1992:016 - BARRYSCOURT CASTLE, Cork

NMI Burial Excavation Records

County: Cork Site name: BARRYSCOURT CASTLE

Sites and Monuments Record No.: SMR 75:1801 Licence number:

Author: Olga Finch, Dept of Archaeology, University College, Cork

Site type: Castle - tower house

Period/Dating: Multi-period

ITM: E 582177m, N 572522m

Latitude, Longitude (decimal degrees): 51.904560, -8.259005

Barryscourt Castle was acquired by the Barryscourt Trust in 1987. Its aim is to conserve, enhance and develop the heritage potential of the castle. However, prior to any development and restoration, some parts of the castle were identified as areas which merited archaeological examination.

The excavation, which ran for 5 weeks from 4th May 1992, was funded by the Office of Public Works. Work was concentrated in the interior of the 16th-century tower house. Three areas were to be investigated, all at the Great Hall level.

Area 1
Excavation in Area 1 involved the clearance of deposits in the Great Hall which overlies a barrel vault, the main structural vault of the tower house. This replaced the original pointed vault which at some stage collapsed or was deliberately removed. Immediate remedial work was deemed necessary to secure the main vault which was porous and was allowing water to permeate through the vault, washing out the mortar.

Prior to excavation the apex of the vault was already exposed and vegetation had been removed by FÁS. The haunches were found to be filled with a very loose mixture of sand and limestone chippings. A series of lenses of burnt deposits were sealed between this gravel, containing considerable amounts of charred seeds etc.
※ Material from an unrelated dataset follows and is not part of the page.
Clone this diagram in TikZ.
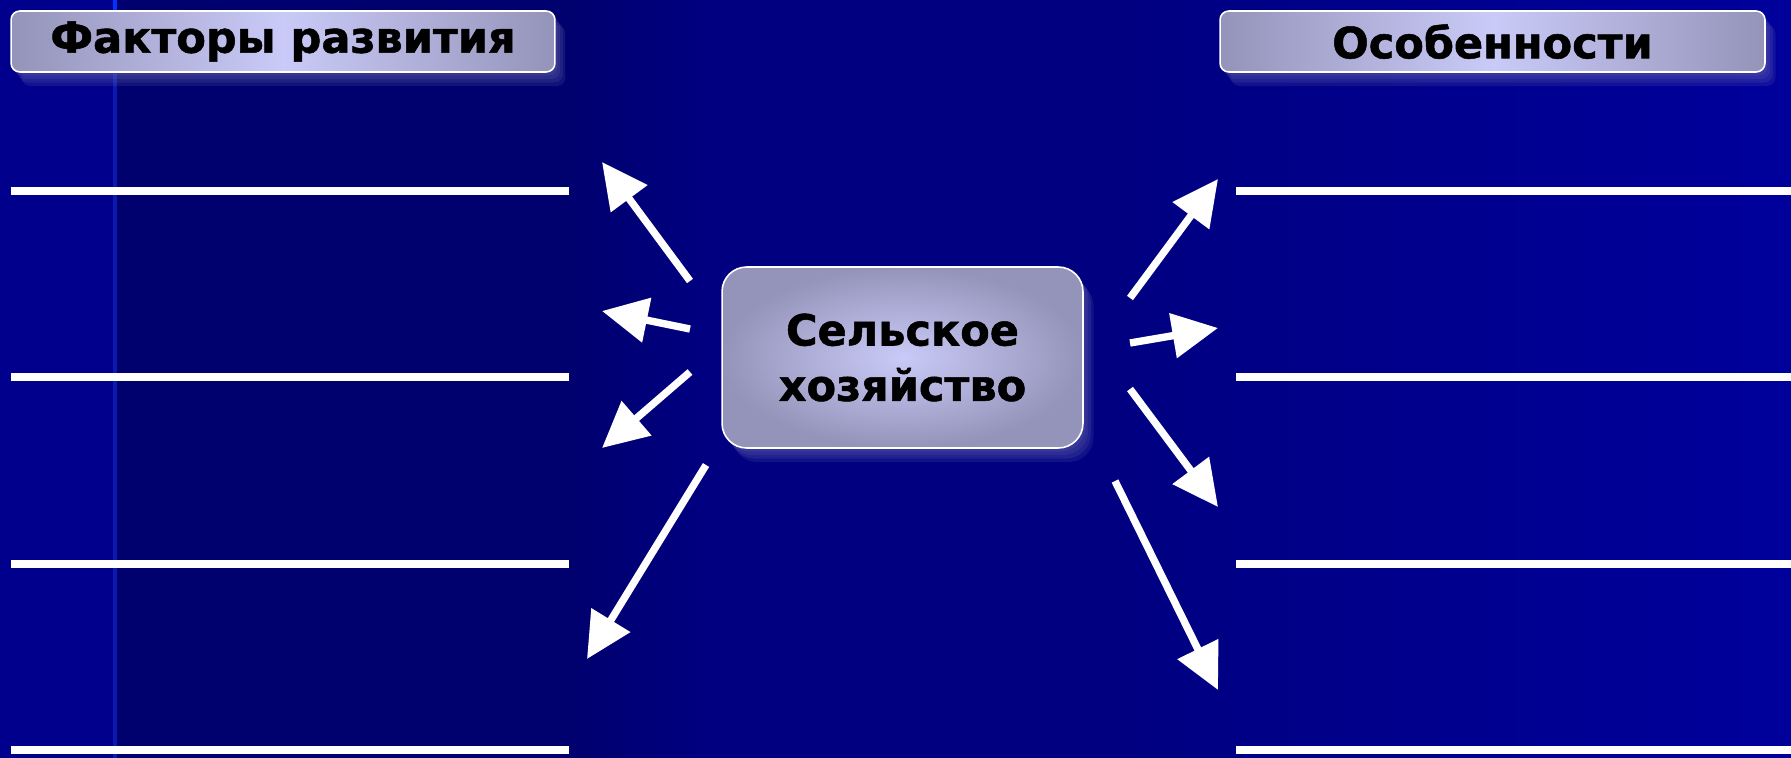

Overlying the haunch fill, excavation revealed a number of deposits, some of them only a few cms thick. These deposits contained quantities of animal bone, charcoal and pottery including 17th-century German Stoneware. Three lead musket balls were also found. Overlying these deposits and particularly in the northern half of the Great Hall, excavation revealed a quite compact mottled clayey silt deposit. Found to be overlying the haunch gravel, it serves to level the floor in the Great Hall. Similar deposits were found to be partially denuded elsewhere in the hall. There was quite a considerable amount of modern disturbance throughout Area 1, in particular along the western wall.

Area 2
This involved the investigation of a blocked passage leading from a narrow mural stairway just south of the southern embrasure on the east wall. The stairway enters into the eastern half of a vaulted passage running north and originally thought to have been a passageway leading to the spiral staircase in the north-east corner of the Great Hall (Area 3). This however, was disproved. On excavation a back wall was discovered. It was established that Area 2 was in fact a separate chamber. Its eastern wall, with one slit window, is the side wall of the castle. The western wall is a rough irregular coursed mortared wall and post dates the construction of the chamber. It is associated with the construction of the main barrel vault. The collapse of the pointed vault and the construction of the barrel vault have influenced what remains of this chamber. It would originally have been wider using the area provided by the nature of a pointed vault. It is quite feasible that the chamber continued in use. The floor of the chamber, after the removal of deposits, was found to be rough and undulating and formed of stones bonded with mortar resulting from activities associated with the vault construction. The chamber was filled with a considerable amount of loose, wind-blown material and was of recent origin.

Area 3
In the north-east corner of the Great Hall is a breach of recent origin into a spiral staircase. The staircase rises by several steps up from the hall level and is now blocked off by a vertical wall. Downward, it accesses an arched passageway running southwards in the thickness of the eastern rower wall and originally thought to have led to Area 2. Before excavation it was largely filled and blocked by debris obscuring the lower steps. The fill was quite loose and contained modern glass, large stones, lumps of mortar and roofing slates. At the bottom of the stairway is a short passage leading into the chamber proper. As with Area 2, the springings for the replacement barrel vault appear to have been inserted into the western inner wall of the passage and chamber, blocking part of its width and leaving a rough unfinished edge to the wall and also altering the original floor level. The only ope lighting the chamber is in the east wall and is partly blocked by the infill and lies below the present floor level.